A 3000-year-old mummy was found in an archaeological site, in Israel. Dr. Goldberg, the world famous scholar was called to examine the mummy.
After a few hours, he said: "This man died of a heart attack."
" How can you know it? " " In his right hand I found a piece of papyrus. On it was written in Aramaic --- 10,000 shekels on Goliath!
Sadie and Morris are driving home from the country club, and after an afternoon of constant arguing and bickering, you could cut the silence in the car with a knife. Both are still boiling, but are smart enough to keep quiet, not wanting to concede their position, and not wishing to get embroiled in the argument anymore. As they pass a farmyard with mules, goats and pigs, Morris remarks sarcastically, "Relatives of yours?"
"Yeah", says Sadie, "Mein mkhusnim."*Mkhusnim = in-laws
A Jew walks into a bar and sits down beside an East Asian. A moment passes and then the Jew pushes the East Asian off his chair.
"What's that for?" , asks the victim.
"That's for Pearl Harbor" , the Jew says.
"Pearl Harbor? That was the Japanese; I'm Chinese."
The Jew replies "Chinese, Japanese, what's the difference?"
The Chinese man gets up and pushes the Jew off his chair.
"What's that for?" asks the Jew.
"That's for the Titanic!" goes the reply.
"The Titanic? That was an iceberg."
" Iceberg, Goldberg, what's the difference?"

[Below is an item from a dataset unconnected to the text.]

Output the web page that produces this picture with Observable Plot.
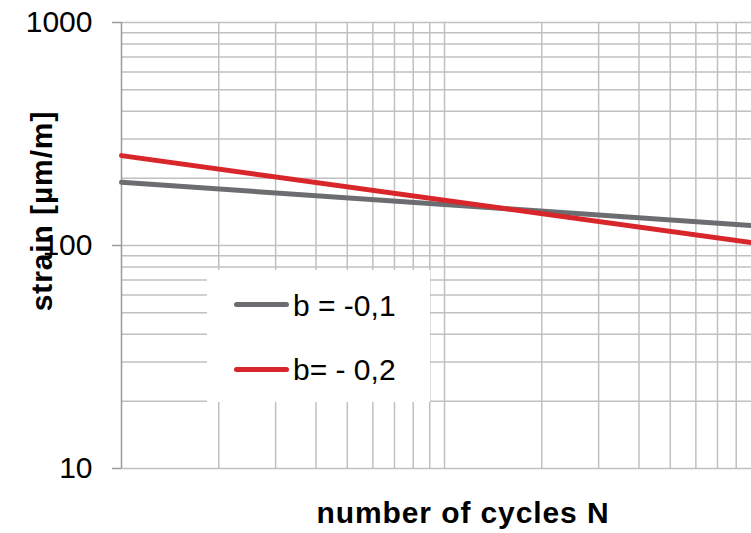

Mujibar was trying to get a job in India. The Personnel Manager said, 'Mujibar, "You have passed all the tests, except one. It is a simple test of your English language skills. Unless you pass it, you cannot qualify for this job."
Mujibar said, "I am ready."
The manager said, "You must make a sentence using the words Yellow, Pink, and Green."Mujibar thought for a few minutes and said, "Mister manager, I am ready."
The manager said, "Go ahead." Mujibar said, "The telephone goes green, green, and I pink it up, and say, Yellow, this is Mujibar."
Mujibar now works at a call center. No doubt you have spoken to him. I know I have.
Submitted by: Helen Bar-Lev
Dr. Saul says, "So, tell me about the dog and the problem."
"It's a Jewish dog. His name is Seth and he can talk," says Morty.
"He can talk?" the doubting doctor asks.
"Watch this!" Morty points to the dog and commands: "Seth, Fetch!"
Seth the dog, begins to walk toward the door, then turns around and says,
"So why are you talking to me like that? You always order me around like I'm nothing. And you only call me when you want something. And then you make me sleep on the floor, with my arthritis. You give me this farkahkta food with all the salt and fat, and you tell me it's a special diet. It tastes like dreck! YOU should eat it yourself! And do you ever take me for a decent walk? NO, it's out of the house, a short pish, and right back home. Maybe if I could stretch out a little, the sciatica wouldn't kill me so much. I should roll over and play dead for real for all you care."
Dr. Saul is amazed, "This is remarkable. So, what's the problem?"
Morty says, "He has a hearing problem. I said "Fetch, not 'Kvetch."